[BEGIN Record extracts]

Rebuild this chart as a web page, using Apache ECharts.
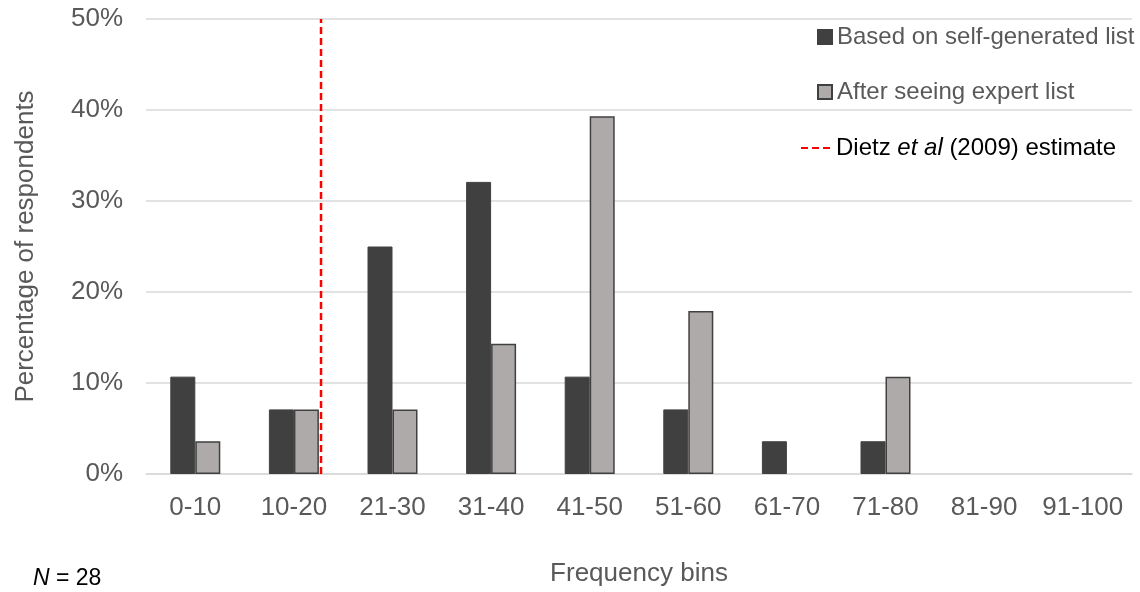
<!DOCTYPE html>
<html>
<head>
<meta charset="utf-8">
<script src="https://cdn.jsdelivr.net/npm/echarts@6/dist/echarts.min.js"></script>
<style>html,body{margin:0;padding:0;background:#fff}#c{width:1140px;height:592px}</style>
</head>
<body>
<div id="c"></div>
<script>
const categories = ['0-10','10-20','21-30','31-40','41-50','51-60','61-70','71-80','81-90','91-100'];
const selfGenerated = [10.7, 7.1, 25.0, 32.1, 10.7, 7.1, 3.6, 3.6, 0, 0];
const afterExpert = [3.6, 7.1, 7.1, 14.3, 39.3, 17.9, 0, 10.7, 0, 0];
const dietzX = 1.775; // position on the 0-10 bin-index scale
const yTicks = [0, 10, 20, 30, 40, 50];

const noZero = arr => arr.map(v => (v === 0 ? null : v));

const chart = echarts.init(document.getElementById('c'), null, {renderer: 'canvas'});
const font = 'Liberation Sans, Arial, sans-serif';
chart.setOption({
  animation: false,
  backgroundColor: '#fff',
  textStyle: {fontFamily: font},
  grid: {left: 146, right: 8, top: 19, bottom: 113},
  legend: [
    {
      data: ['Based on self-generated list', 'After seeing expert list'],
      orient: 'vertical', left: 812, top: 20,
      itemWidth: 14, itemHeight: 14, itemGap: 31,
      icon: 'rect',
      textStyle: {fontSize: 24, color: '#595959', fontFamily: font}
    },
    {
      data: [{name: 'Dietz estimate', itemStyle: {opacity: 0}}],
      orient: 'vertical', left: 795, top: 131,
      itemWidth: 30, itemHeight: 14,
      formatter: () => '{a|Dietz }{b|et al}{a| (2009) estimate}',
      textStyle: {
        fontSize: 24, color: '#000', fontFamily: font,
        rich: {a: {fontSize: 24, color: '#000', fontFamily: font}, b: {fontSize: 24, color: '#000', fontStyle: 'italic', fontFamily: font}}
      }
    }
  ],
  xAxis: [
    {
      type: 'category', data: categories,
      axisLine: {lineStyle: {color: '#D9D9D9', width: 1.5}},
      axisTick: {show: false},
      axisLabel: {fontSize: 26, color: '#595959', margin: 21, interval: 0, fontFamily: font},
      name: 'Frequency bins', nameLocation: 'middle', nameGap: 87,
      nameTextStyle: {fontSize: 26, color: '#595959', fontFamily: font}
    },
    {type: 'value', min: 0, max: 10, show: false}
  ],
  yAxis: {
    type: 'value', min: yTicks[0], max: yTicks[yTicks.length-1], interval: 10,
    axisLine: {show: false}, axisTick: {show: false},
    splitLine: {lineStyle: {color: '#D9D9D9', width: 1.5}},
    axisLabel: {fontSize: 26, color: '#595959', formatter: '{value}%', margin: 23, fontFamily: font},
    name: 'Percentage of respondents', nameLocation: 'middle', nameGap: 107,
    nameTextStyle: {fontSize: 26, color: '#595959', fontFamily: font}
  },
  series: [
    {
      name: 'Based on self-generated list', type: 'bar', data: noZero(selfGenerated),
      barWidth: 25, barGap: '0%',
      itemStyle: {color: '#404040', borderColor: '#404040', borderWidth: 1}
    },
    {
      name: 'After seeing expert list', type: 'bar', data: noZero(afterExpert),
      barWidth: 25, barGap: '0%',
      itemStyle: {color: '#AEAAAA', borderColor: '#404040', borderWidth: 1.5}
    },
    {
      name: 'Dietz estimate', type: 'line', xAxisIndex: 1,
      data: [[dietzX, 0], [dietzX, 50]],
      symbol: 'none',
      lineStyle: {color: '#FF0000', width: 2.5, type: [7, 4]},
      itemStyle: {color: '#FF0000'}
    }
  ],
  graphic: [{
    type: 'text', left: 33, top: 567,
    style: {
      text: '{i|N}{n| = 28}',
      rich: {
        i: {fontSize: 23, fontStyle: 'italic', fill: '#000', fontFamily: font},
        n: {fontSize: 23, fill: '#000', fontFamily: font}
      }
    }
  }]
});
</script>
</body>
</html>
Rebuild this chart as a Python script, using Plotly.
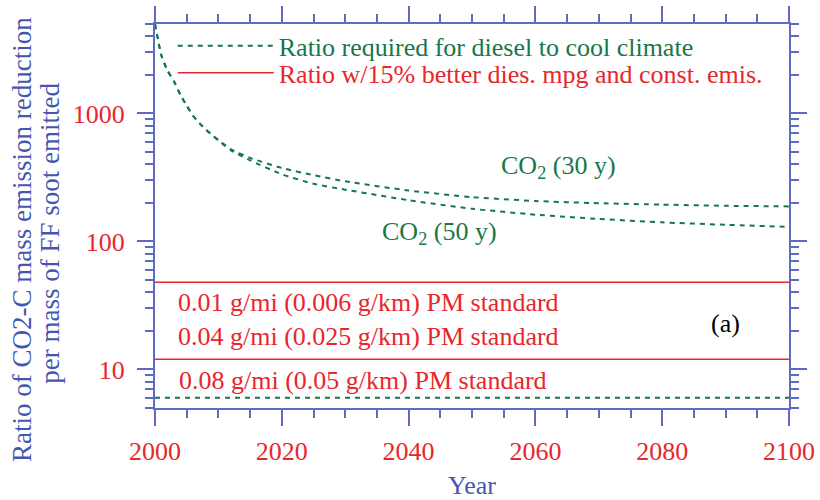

[END Record extracts]

> [Given task]
Begin with the first line of the records and repeat every line up to the one with "const noZero = arr", counting that line too. Pictures are not part of the copy.

> [Correct response]
Rebuild this chart as a web page, using Apache ECharts.
<!DOCTYPE html>
<html>
<head>
<meta charset="utf-8">
<script src="https://cdn.jsdelivr.net/npm/echarts@6/dist/echarts.min.js"></script>
<style>html,body{margin:0;padding:0;background:#fff}#c{width:1140px;height:592px}</style>
</head>
<body>
<div id="c"></div>
<script>
const categories = ['0-10','10-20','21-30','31-40','41-50','51-60','61-70','71-80','81-90','91-100'];
const selfGenerated = [10.7, 7.1, 25.0, 32.1, 10.7, 7.1, 3.6, 3.6, 0, 0];
const afterExpert = [3.6, 7.1, 7.1, 14.3, 39.3, 17.9, 0, 10.7, 0, 0];
const dietzX = 1.775; // position on the 0-10 bin-index scale
const yTicks = [0, 10, 20, 30, 40, 50];

const noZero = arr => arr.map(v => (v === 0 ? null : v));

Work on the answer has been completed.